Given material
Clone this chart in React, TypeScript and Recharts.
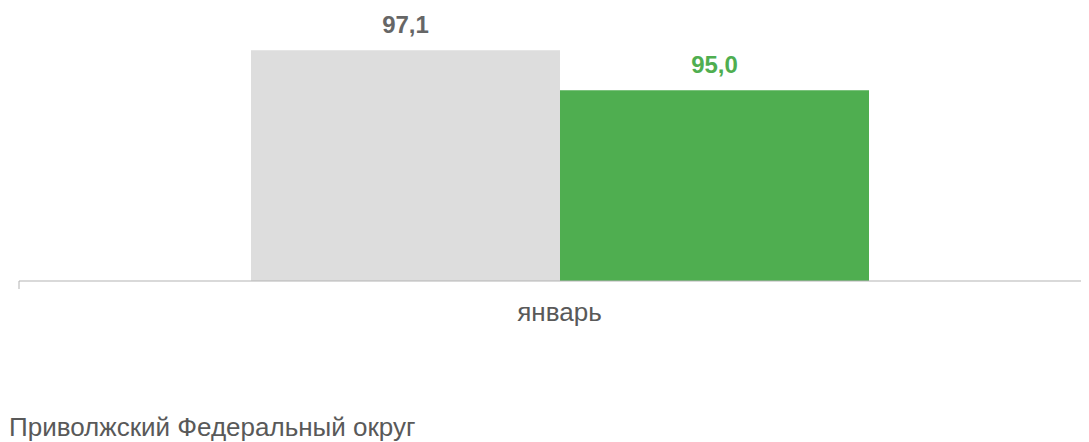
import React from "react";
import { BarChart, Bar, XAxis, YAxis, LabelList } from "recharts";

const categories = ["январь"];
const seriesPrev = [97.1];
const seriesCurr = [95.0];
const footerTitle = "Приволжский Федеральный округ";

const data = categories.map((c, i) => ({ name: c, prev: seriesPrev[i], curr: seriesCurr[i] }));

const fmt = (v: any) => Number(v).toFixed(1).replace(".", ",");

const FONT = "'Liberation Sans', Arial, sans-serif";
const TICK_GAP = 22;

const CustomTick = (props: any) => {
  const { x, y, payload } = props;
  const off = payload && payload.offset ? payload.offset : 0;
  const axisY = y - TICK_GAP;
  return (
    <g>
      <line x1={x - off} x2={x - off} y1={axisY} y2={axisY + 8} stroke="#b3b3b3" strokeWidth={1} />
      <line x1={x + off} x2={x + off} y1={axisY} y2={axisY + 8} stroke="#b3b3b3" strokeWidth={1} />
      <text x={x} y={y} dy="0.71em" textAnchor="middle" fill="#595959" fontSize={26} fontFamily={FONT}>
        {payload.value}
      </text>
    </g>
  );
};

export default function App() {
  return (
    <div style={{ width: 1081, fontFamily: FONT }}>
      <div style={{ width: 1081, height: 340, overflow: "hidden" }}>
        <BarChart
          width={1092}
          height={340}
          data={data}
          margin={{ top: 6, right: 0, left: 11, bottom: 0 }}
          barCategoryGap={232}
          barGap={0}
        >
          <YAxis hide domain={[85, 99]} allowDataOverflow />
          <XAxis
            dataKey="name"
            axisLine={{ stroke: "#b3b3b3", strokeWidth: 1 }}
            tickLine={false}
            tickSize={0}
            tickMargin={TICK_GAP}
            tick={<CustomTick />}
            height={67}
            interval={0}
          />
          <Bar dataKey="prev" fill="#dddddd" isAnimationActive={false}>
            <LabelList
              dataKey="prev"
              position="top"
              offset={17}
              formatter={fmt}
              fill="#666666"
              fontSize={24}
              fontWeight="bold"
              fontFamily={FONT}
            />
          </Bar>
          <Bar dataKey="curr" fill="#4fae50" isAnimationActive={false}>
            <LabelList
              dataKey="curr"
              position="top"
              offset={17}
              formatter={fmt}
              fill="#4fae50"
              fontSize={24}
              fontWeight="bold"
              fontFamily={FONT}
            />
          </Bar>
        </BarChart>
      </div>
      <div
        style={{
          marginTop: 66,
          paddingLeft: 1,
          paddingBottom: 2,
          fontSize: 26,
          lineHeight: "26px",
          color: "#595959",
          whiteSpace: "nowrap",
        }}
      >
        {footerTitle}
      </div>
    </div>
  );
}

Instructions for the task
Leave out the pictures and print every line of the data exactly.

Reply
Clone this chart in React, TypeScript and Recharts.
import React from "react";
import { BarChart, Bar, XAxis, YAxis, LabelList } from "recharts";

const categories = ["январь"];
const seriesPrev = [97.1];
const seriesCurr = [95.0];
const footerTitle = "Приволжский Федеральный округ";

const data = categories.map((c, i) => ({ name: c, prev: seriesPrev[i], curr: seriesCurr[i] }));

const fmt = (v: any) => Number(v).toFixed(1).replace(".", ",");

const FONT = "'Liberation Sans', Arial, sans-serif";
const TICK_GAP = 22;

const CustomTick = (props: any) => {
  const { x, y, payload } = props;
  const off = payload && payload.offset ? payload.offset : 0;
  const axisY = y - TICK_GAP;
  return (
    <g>
      <line x1={x - off} x2={x - off} y1={axisY} y2={axisY + 8} stroke="#b3b3b3" strokeWidth={1} />
      <line x1={x + off} x2={x + off} y1={axisY} y2={axisY + 8} stroke="#b3b3b3" strokeWidth={1} />
      <text x={x} y={y} dy="0.71em" textAnchor="middle" fill="#595959" fontSize={26} fontFamily={FONT}>
        {payload.value}
      </text>
    </g>
  );
};

export default function App() {
  return (
    <div style={{ width: 1081, fontFamily: FONT }}>
      <div style={{ width: 1081, height: 340, overflow: "hidden" }}>
        <BarChart
          width={1092}
          height={340}
          data={data}
          margin={{ top: 6, right: 0, left: 11, bottom: 0 }}
          barCategoryGap={232}
          barGap={0}
        >
          <YAxis hide domain={[85, 99]} allowDataOverflow />
          <XAxis
            dataKey="name"
            axisLine={{ stroke: "#b3b3b3", strokeWidth: 1 }}
            tickLine={false}
            tickSize={0}
            tickMargin={TICK_GAP}
            tick={<CustomTick />}
            height={67}
            interval={0}
          />
          <Bar dataKey="prev" fill="#dddddd" isAnimationActive={false}>
            <LabelList
              dataKey="prev"
              position="top"
              offset={17}
              formatter={fmt}
              fill="#666666"
              fontSize={24}
              fontWeight="bold"
              fontFamily={FONT}
            />
          </Bar>
          <Bar dataKey="curr" fill="#4fae50" isAnimationActive={false}>
            <LabelList
              dataKey="curr"
              position="top"
              offset={17}
              formatter={fmt}
              fill="#4fae50"
              fontSize={24}
              fontWeight="bold"
              fontFamily={FONT}
            />
          </Bar>
        </BarChart>
      </div>
      <div
        style={{
          marginTop: 66,
          paddingLeft: 1,
          paddingBottom: 2,
          fontSize: 26,
          lineHeight: "26px",
          color: "#595959",
          whiteSpace: "nowrap",
        }}
      >
        {footerTitle}
      </div>
    </div>
  );
}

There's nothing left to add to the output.